** start Source data **
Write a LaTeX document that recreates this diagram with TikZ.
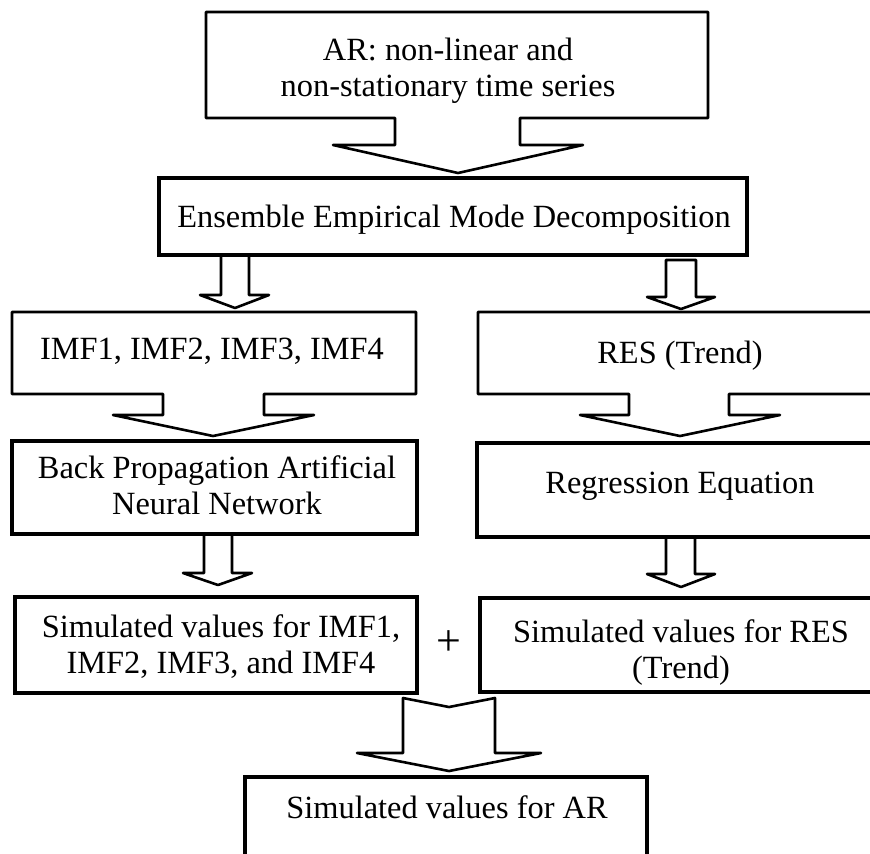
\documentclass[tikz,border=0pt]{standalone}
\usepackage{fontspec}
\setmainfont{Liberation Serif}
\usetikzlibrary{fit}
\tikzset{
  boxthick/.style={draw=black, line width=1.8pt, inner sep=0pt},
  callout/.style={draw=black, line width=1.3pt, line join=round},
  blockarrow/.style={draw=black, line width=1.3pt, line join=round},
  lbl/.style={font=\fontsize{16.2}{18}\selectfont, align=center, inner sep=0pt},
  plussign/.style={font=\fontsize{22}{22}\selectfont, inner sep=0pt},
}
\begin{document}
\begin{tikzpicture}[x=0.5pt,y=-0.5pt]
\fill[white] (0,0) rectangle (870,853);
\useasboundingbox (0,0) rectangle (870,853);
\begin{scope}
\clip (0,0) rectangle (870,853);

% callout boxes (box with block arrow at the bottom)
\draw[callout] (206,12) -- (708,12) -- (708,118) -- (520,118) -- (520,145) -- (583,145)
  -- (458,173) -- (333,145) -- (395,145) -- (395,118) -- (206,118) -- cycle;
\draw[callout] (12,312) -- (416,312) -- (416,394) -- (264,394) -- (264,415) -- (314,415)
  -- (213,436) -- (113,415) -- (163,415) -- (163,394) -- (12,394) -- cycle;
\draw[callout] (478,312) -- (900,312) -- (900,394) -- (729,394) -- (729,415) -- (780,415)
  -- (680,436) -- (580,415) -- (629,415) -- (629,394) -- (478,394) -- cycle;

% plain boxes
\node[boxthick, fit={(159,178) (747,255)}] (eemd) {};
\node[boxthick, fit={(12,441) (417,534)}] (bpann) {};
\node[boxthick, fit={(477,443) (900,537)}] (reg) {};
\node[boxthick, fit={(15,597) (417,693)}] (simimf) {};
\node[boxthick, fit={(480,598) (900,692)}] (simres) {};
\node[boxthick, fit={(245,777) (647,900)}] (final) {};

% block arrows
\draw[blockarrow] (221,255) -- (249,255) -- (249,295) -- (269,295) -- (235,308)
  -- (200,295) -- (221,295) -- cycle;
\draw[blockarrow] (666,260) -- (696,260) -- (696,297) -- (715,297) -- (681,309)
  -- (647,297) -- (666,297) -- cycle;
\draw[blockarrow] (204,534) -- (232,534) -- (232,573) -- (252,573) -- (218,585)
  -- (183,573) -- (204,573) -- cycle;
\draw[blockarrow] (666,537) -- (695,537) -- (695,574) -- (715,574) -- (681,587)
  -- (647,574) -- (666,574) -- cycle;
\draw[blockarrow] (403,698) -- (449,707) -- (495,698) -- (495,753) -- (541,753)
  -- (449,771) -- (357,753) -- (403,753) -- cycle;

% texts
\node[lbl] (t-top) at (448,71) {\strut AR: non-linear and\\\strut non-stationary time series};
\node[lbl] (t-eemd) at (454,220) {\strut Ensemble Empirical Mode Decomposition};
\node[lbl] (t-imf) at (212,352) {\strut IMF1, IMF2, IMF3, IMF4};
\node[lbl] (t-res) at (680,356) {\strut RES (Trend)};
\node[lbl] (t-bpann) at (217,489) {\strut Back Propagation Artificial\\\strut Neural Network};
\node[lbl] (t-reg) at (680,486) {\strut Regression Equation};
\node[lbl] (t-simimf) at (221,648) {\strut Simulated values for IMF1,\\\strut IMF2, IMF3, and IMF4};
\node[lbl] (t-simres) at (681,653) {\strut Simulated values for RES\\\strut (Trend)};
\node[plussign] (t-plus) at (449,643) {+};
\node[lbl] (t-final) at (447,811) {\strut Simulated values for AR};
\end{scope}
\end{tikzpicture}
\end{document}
** end Source data **
**Request:** Go through the preceding material and copy each line that has the word "with".

**Task result:**
Write a LaTeX document that recreates this diagram with TikZ.
% callout boxes (box with block arrow at the bottom)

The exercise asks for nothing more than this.